Stormyweather's picture

Update: well this isn't a rosy ending... Unlike the movies. I freaked out yesterday at him as he knew I was "home" but essentially chose to stay at his place on his own whilst waiting to pick up SS16 later on that evening. I'm tired of always needing to fit in around when a kid dictates when he wants to be picked up. And as I said to DH, he ignored my text at 2pm to let him know I was home to only reply to it at 730pm letting me know he is still waiting around to pick up SS16 and will be up later on. I saw red. I said don't bother. I accused him of on,y seeing me when it suited him especially only at night so we have sex and then he leaves without any interaction from him during the day. I said Im sick of just being an option and last on his list of things to do.

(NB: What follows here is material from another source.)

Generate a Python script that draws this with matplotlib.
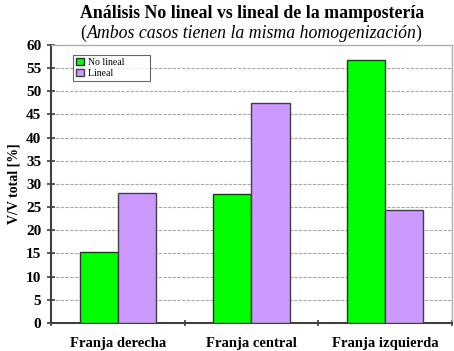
import matplotlib
matplotlib.use("Agg")
import matplotlib.pyplot as plt
import numpy as np

categories = ["Franja derecha", "Franja central", "Franja izquierda"]
no_lineal = [15.3, 27.9, 56.8]
lineal = [28.1, 47.5, 24.4]
series_names = ["No lineal", "Lineal"]
yticks = list(range(0, 61, 5))

plt.rcParams['font.family'] = ['Liberation Serif', 'DejaVu Serif']

fig = plt.figure(figsize=(4.54, 3.51), dpi=100)
ax = fig.add_axes([0.1123, 0.0798, 0.8833, 0.792])

x = np.arange(len(categories))
w = 0.285
ax.bar(x - w/2, no_lineal, w, color="#00ff00", edgecolor="#303030", linewidth=1.0, label=series_names[0], zorder=3)
ax.bar(x + w/2, lineal, w, color="#cc99ff", edgecolor="#404040", linewidth=1.0, label=series_names[1], zorder=3)

ax.set_xlim(-0.5, 2.5)
ax.set_ylim(0, 60)
ax.set_yticks(yticks)
ax.set_yticklabels([str(t) for t in yticks], fontsize=11, fontweight="bold")
ax.yaxis.grid(True, linestyle=(0, (3, 1.2)), color="#a8a8a8", linewidth=0.8, zorder=0)

ax.set_xticks(x)
ax.set_xticklabels(categories, fontsize=10.5, fontweight="bold")
ax.tick_params(axis="x", length=0, pad=10)
ax.set_xticks([-0.5, 0.5, 1.5, 2.5], minor=True)
ax.tick_params(axis="x", which="minor", length=5, direction="inout", color="#404040", width=1.2)
ax.tick_params(axis="y", length=6, direction="inout", color="#404040", width=1.2, pad=4)

for s in ["left", "bottom"]:
    ax.spines[s].set_color("#404040")
    ax.spines[s].set_linewidth(1.5)
for s in ["top", "right"]:
    ax.spines[s].set_color("#b0b0b0")
    ax.spines[s].set_linewidth(1.0)

ax.set_ylabel("V/V total [%]", fontsize=10, fontweight="bold", labelpad=4)

leg = ax.legend(loc="upper left", bbox_to_anchor=(0.055, 0.965), fontsize=7,
                frameon=True, fancybox=False, edgecolor="#404040",
                handlelength=0.8, handleheight=0.8, handletextpad=0.4,
                borderpad=0.3, labelspacing=0.2, borderaxespad=0)
leg.get_frame().set_linewidth(0.8)
for t in leg.get_texts():
    t.set_text(t.get_text() + "         ")

fig.text(0.555, 0.962, "Análisis No lineal vs lineal de la mampostería", ha="center",
         va="center", fontsize=12.8, fontweight="bold")

sub = fig.text(0.555, 0.905, "Ambos casos tienen la misma homogenización", ha="center",
               va="center", fontsize=12.8, fontstyle="italic")
fig.canvas.draw()
r = fig.canvas.get_renderer()
bb = sub.get_window_extent(r).transformed(fig.transFigure.inverted())
fig.text(bb.x0 - 0.001, 0.905, "(", ha="right", va="center", fontsize=12.8)
fig.text(bb.x1 - 0.003, 0.905, ")", ha="left", va="center", fontsize=12.8)

fig.savefig("out.png", dpi=100)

He thinks I'm acting crazy and being unreasonable as his kid is suicidal and he needs to be there to support him... Wtf! His kid was at a mates place and DH was on his own probably watching TV. We could have done something together and instead he chose to be on his own!

I saw that as a total sign of wanting his cake and eating it too. Nope.

So I said I'm sending the separation papers in the mail to him.

I'm over this shit! And he says he is too. Blah!